:: WHAT IS BEING ASKED ::
Print nothing but the lines from the start of the listing below through the line that contains "edgecolor=edges[i], linewidth=1.0, label=name)". Do not include the pictures.

:: GIVEN DATA ::
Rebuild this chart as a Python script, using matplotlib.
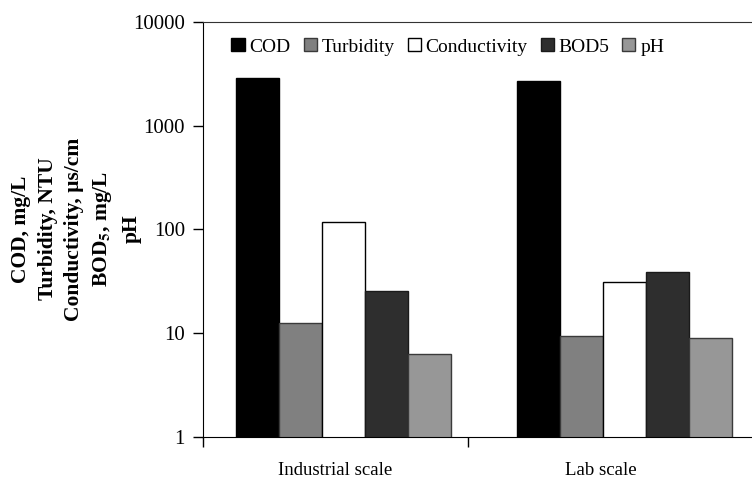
import numpy as np
import matplotlib
matplotlib.use("Agg")
import matplotlib.pyplot as plt

plt.rcParams['font.family'] = ['Liberation Serif', 'DejaVu Serif']
plt.rcParams['mathtext.fontset'] = 'stix'

# values per scale, read on a log axis
scales = ['Industrial scale', 'Lab scale']
params = ['COD', 'Turbidity', 'Conductivity', 'BOD5', 'pH']
cod = [2870, 2700]
turbidity = [12.6, 9.35]
conductivity = [119, 31]
bod5 = [25.4, 38.7]
ph = [6.3, 9.06]

values = [cod, turbidity, conductivity, bod5, ph]
colors = ['#000000', '#808080', '#ffffff', '#2e2e2e', '#979797']
edges = ['#000000', '#3a3a3a', '#000000', '#1a1a1a', '#3a3a3a']

fig = plt.figure(figsize=(7.52, 4.79), dpi=100)
ax = fig.add_axes([0.27, 0.0877, 0.73, 0.8664])
ax.set_yscale('log')

x = np.arange(len(scales))
width = 0.153
for i, (name, vals) in enumerate(zip(params, values)):
    ax.bar(x + (i - 2) * width, vals, width, color=colors[i],
           edgecolor=edges[i], linewidth=1.0, label=name)

ax.set_ylim(1, 10000)
ax.set_xlim(-0.5, 1.4537)
ax.set_yticks([1, 10, 100, 1000, 10000])
ax.set_yticklabels(['1', '10', '100', '1000', '10000'])
ax.yaxis.set_minor_locator(matplotlib.ticker.NullLocator())
ax.tick_params(axis='y', labelsize=15, length=7, width=1, pad=6)

# category separators as major ticks, names as minor ticks
cat_step = 0.943
ax.set_xticks([-0.5, -0.5 + cat_step])
ax.set_xticklabels([])
ax.set_xticks([-0.5 + cat_step * (k + 0.5) for k in range(len(scales))],
              minor=True)
ax.set_xticklabels(scales, minor=True)
ax.tick_params(axis='x', which='major', length=7, width=1)
ax.tick_params(axis='x', which='minor', length=0, labelsize=13.5, pad=18)

ax.spines['right'].set_visible(False)
for s in ['left', 'bottom']:
    ax.spines[s].set_color('black')
ax.spines['top'].set_color('#333333')

fig.text(76 / 752, 1 - 229 / 479,
         'COD, mg/L\nTurbidity, NTU\nConductivity, µs/cm\n'
         r'BOD$_\mathbf{5}$, mg/L' '\npH',
         rotation=90, ha='center', va='center', multialignment='center',
         fontsize=15.5, fontweight='bold', linespacing=1.45)

ax.legend(loc='center', bbox_to_anchor=(0.446, 0.94), ncol=5, frameon=False,
          fontsize=14, handlelength=0.67, handleheight=0.67,
          handletextpad=0.25, columnspacing=0.67, borderaxespad=0)

fig.savefig('out.png', dpi=100)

:: REPLY TO THE EXERCISE ::
Rebuild this chart as a Python script, using matplotlib.
import numpy as np
import matplotlib
matplotlib.use("Agg")
import matplotlib.pyplot as plt

plt.rcParams['font.family'] = ['Liberation Serif', 'DejaVu Serif']
plt.rcParams['mathtext.fontset'] = 'stix'

# values per scale, read on a log axis
scales = ['Industrial scale', 'Lab scale']
params = ['COD', 'Turbidity', 'Conductivity', 'BOD5', 'pH']
cod = [2870, 2700]
turbidity = [12.6, 9.35]
conductivity = [119, 31]
bod5 = [25.4, 38.7]
ph = [6.3, 9.06]

values = [cod, turbidity, conductivity, bod5, ph]
colors = ['#000000', '#808080', '#ffffff', '#2e2e2e', '#979797']
edges = ['#000000', '#3a3a3a', '#000000', '#1a1a1a', '#3a3a3a']

fig = plt.figure(figsize=(7.52, 4.79), dpi=100)
ax = fig.add_axes([0.27, 0.0877, 0.73, 0.8664])
ax.set_yscale('log')

x = np.arange(len(scales))
width = 0.153
for i, (name, vals) in enumerate(zip(params, values)):
    ax.bar(x + (i - 2) * width, vals, width, color=colors[i],
           edgecolor=edges[i], linewidth=1.0, label=name)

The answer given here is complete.